- Task inputs -
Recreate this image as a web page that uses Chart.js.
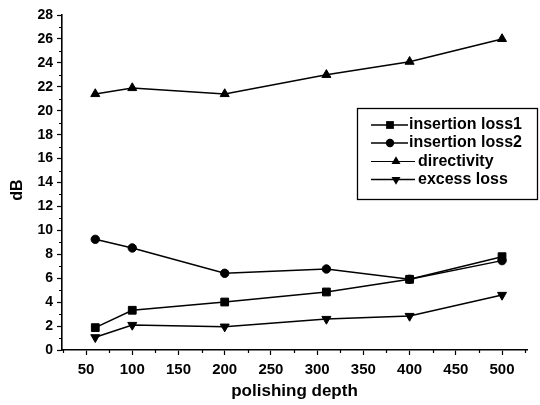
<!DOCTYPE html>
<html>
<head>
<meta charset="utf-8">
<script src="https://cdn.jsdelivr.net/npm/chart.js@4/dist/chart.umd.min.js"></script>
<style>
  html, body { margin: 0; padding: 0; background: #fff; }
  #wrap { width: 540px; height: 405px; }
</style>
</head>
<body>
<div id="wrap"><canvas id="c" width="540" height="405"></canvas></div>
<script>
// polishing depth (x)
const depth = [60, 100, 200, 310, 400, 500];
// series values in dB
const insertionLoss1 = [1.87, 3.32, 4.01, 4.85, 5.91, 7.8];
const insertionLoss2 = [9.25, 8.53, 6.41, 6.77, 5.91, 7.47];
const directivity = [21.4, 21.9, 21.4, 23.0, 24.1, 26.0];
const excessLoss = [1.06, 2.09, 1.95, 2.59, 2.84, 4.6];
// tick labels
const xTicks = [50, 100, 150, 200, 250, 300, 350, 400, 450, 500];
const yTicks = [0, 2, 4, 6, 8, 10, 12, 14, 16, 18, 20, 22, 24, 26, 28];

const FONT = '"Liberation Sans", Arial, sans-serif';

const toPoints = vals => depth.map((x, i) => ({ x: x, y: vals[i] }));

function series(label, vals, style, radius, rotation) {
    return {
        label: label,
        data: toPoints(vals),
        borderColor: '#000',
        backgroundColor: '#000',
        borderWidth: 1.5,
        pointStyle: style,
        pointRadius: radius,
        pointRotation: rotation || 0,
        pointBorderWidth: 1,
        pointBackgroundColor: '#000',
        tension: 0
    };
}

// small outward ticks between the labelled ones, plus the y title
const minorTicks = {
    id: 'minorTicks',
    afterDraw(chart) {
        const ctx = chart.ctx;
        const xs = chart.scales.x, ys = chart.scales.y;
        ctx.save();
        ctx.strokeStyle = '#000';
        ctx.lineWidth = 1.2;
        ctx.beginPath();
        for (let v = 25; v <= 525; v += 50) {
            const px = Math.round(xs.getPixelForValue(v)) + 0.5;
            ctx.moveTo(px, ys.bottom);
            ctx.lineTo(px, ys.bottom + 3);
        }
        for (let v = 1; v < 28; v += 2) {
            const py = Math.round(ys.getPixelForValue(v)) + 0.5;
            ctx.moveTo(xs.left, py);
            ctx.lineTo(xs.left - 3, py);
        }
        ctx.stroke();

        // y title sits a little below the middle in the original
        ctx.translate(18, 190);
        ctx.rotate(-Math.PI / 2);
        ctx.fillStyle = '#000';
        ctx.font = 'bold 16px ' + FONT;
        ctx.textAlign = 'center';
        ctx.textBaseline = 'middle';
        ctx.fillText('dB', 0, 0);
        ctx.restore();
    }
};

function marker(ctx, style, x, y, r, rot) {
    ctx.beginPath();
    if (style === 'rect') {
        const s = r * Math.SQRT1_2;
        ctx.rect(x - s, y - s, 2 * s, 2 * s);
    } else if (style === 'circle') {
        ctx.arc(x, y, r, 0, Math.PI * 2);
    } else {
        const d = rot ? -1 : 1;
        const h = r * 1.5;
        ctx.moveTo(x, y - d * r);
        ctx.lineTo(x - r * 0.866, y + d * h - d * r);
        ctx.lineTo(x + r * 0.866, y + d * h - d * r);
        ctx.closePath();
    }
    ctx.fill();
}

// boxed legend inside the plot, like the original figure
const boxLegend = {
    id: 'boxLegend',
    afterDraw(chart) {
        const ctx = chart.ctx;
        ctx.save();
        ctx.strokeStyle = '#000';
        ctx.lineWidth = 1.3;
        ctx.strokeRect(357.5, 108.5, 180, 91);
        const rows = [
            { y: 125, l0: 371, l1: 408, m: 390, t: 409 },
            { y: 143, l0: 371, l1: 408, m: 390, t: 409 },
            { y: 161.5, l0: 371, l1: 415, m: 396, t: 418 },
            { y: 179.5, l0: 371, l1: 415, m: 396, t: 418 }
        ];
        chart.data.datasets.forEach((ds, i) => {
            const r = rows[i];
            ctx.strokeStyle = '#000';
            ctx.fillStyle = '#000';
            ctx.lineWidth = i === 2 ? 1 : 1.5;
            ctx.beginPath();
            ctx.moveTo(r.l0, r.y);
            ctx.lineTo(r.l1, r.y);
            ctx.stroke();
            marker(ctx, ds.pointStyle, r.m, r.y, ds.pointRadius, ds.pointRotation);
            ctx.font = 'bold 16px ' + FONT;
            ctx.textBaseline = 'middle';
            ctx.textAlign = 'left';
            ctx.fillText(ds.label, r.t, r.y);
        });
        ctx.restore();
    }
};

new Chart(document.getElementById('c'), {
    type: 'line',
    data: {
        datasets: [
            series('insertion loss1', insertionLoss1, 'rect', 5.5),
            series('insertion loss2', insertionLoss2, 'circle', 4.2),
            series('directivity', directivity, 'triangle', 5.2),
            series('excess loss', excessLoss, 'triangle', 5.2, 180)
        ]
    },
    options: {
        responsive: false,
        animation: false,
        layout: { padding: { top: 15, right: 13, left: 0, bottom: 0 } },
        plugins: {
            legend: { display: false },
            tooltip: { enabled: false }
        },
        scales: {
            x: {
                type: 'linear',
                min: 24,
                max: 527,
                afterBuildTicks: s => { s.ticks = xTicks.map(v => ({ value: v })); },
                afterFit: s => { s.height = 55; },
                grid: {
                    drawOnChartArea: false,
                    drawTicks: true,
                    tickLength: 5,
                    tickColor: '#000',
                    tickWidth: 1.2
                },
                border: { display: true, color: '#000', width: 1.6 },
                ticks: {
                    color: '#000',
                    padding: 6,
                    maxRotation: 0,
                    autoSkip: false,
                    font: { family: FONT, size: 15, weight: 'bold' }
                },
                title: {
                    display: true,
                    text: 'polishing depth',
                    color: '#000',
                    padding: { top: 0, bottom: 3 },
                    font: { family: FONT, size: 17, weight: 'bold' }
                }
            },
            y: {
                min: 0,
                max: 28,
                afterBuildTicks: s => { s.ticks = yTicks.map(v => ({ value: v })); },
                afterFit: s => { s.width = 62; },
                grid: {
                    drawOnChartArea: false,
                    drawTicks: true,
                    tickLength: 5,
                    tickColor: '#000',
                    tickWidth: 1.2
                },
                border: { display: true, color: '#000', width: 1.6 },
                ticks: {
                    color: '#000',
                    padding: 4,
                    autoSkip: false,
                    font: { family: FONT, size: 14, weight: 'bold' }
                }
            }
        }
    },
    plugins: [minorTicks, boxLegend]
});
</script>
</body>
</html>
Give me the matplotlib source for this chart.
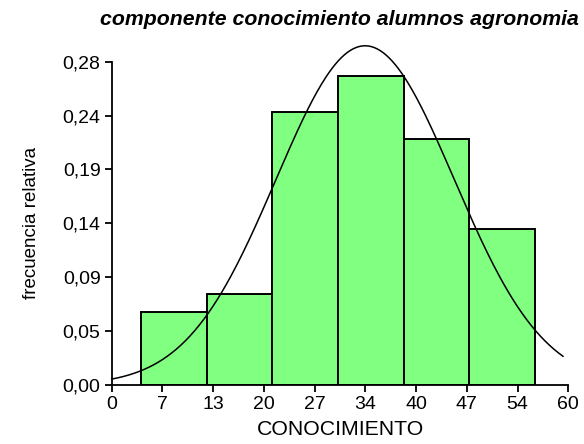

- Stated exercise -
Exclude the pictures, and transcribe all of the material exactly.

- Result -
Recreate this image as a web page that uses Chart.js.
<!DOCTYPE html>
<html>
<head>
<meta charset="utf-8">
<script src="https://cdn.jsdelivr.net/npm/chart.js@4/dist/chart.umd.min.js"></script>
<style>
  html, body { margin: 0; padding: 0; background: #fff; }
  #wrap { width: 540px; height: 405px; }
</style>
</head>
<body>
<div id="wrap"><canvas id="c" width="540" height="405"></canvas></div>
<script>
// polishing depth (x)
const depth = [60, 100, 200, 310, 400, 500];
// series values in dB
const insertionLoss1 = [1.87, 3.32, 4.01, 4.85, 5.91, 7.8];
const insertionLoss2 = [9.25, 8.53, 6.41, 6.77, 5.91, 7.47];
const directivity = [21.4, 21.9, 21.4, 23.0, 24.1, 26.0];
const excessLoss = [1.06, 2.09, 1.95, 2.59, 2.84, 4.6];
// tick labels
const xTicks = [50, 100, 150, 200, 250, 300, 350, 400, 450, 500];
const yTicks = [0, 2, 4, 6, 8, 10, 12, 14, 16, 18, 20, 22, 24, 26, 28];

const FONT = '"Liberation Sans", Arial, sans-serif';

const toPoints = vals => depth.map((x, i) => ({ x: x, y: vals[i] }));

function series(label, vals, style, radius, rotation) {
    return {
        label: label,
        data: toPoints(vals),
        borderColor: '#000',
        backgroundColor: '#000',
        borderWidth: 1.5,
        pointStyle: style,
        pointRadius: radius,
        pointRotation: rotation || 0,
        pointBorderWidth: 1,
        pointBackgroundColor: '#000',
        tension: 0
    };
}

// small outward ticks between the labelled ones, plus the y title
const minorTicks = {
    id: 'minorTicks',
    afterDraw(chart) {
        const ctx = chart.ctx;
        const xs = chart.scales.x, ys = chart.scales.y;
        ctx.save();
        ctx.strokeStyle = '#000';
        ctx.lineWidth = 1.2;
        ctx.beginPath();
        for (let v = 25; v <= 525; v += 50) {
            const px = Math.round(xs.getPixelForValue(v)) + 0.5;
            ctx.moveTo(px, ys.bottom);
            ctx.lineTo(px, ys.bottom + 3);
        }
        for (let v = 1; v < 28; v += 2) {
            const py = Math.round(ys.getPixelForValue(v)) + 0.5;
            ctx.moveTo(xs.left, py);
            ctx.lineTo(xs.left - 3, py);
        }
        ctx.stroke();

        // y title sits a little below the middle in the original
        ctx.translate(18, 190);
        ctx.rotate(-Math.PI / 2);
        ctx.fillStyle = '#000';
        ctx.font = 'bold 16px ' + FONT;
        ctx.textAlign = 'center';
        ctx.textBaseline = 'middle';
        ctx.fillText('dB', 0, 0);
        ctx.restore();
    }
};

function marker(ctx, style, x, y, r, rot) {
    ctx.beginPath();
    if (style === 'rect') {
        const s = r * Math.SQRT1_2;
        ctx.rect(x - s, y - s, 2 * s, 2 * s);
    } else if (style === 'circle') {
        ctx.arc(x, y, r, 0, Math.PI * 2);
    } else {
        const d = rot ? -1 : 1;
        const h = r * 1.5;
        ctx.moveTo(x, y - d * r);
        ctx.lineTo(x - r * 0.866, y + d * h - d * r);
        ctx.lineTo(x + r * 0.866, y + d * h - d * r);
        ctx.closePath();
    }
    ctx.fill();
}

// boxed legend inside the plot, like the original figure
const boxLegend = {
    id: 'boxLegend',
    afterDraw(chart) {
        const ctx = chart.ctx;
        ctx.save();
        ctx.strokeStyle = '#000';
        ctx.lineWidth = 1.3;
        ctx.strokeRect(357.5, 108.5, 180, 91);
        const rows = [
            { y: 125, l0: 371, l1: 408, m: 390, t: 409 },
            { y: 143, l0: 371, l1: 408, m: 390, t: 409 },
            { y: 161.5, l0: 371, l1: 415, m: 396, t: 418 },
            { y: 179.5, l0: 371, l1: 415, m: 396, t: 418 }
        ];
        chart.data.datasets.forEach((ds, i) => {
            const r = rows[i];
            ctx.strokeStyle = '#000';
            ctx.fillStyle = '#000';
            ctx.lineWidth = i === 2 ? 1 : 1.5;
            ctx.beginPath();
            ctx.moveTo(r.l0, r.y);
            ctx.lineTo(r.l1, r.y);
            ctx.stroke();
            marker(ctx, ds.pointStyle, r.m, r.y, ds.pointRadius, ds.pointRotation);
            ctx.font = 'bold 16px ' + FONT;
            ctx.textBaseline = 'middle';
            ctx.textAlign = 'left';
            ctx.fillText(ds.label, r.t, r.y);
        });
        ctx.restore();
    }
};

new Chart(document.getElementById('c'), {
    type: 'line',
    data: {
        datasets: [
            series('insertion loss1', insertionLoss1, 'rect', 5.5),
            series('insertion loss2', insertionLoss2, 'circle', 4.2),
            series('directivity', directivity, 'triangle', 5.2),
            series('excess loss', excessLoss, 'triangle', 5.2, 180)
        ]
    },
    options: {
        responsive: false,
        animation: false,
        layout: { padding: { top: 15, right: 13, left: 0, bottom: 0 } },
        plugins: {
            legend: { display: false },
            tooltip: { enabled: false }
        },
        scales: {
            x: {
                type: 'linear',
                min: 24,
                max: 527,
                afterBuildTicks: s => { s.ticks = xTicks.map(v => ({ value: v })); },
                afterFit: s => { s.height = 55; },
                grid: {
                    drawOnChartArea: false,
                    drawTicks: true,
                    tickLength: 5,
                    tickColor: '#000',
                    tickWidth: 1.2
                },
                border: { display: true, color: '#000', width: 1.6 },
                ticks: {
                    color: '#000',
                    padding: 6,
                    maxRotation: 0,
                    autoSkip: false,
                    font: { family: FONT, size: 15, weight: 'bold' }
                },
                title: {
                    display: true,
                    text: 'polishing depth',
                    color: '#000',
                    padding: { top: 0, bottom: 3 },
                    font: { family: FONT, size: 17, weight: 'bold' }
                }
            },
            y: {
                min: 0,
                max: 28,
                afterBuildTicks: s => { s.ticks = yTicks.map(v => ({ value: v })); },
                afterFit: s => { s.width = 62; },
                grid: {
                    drawOnChartArea: false,
                    drawTicks: true,
                    tickLength: 5,
                    tickColor: '#000',
                    tickWidth: 1.2
                },
                border: { display: true, color: '#000', width: 1.6 },
                ticks: {
                    color: '#000',
                    padding: 4,
                    autoSkip: false,
                    font: { family: FONT, size: 14, weight: 'bold' }
                }
            }
        }
    },
    plugins: [minorTicks, boxLegend]
});
</script>
</body>
</html>
Give me the matplotlib source for this chart.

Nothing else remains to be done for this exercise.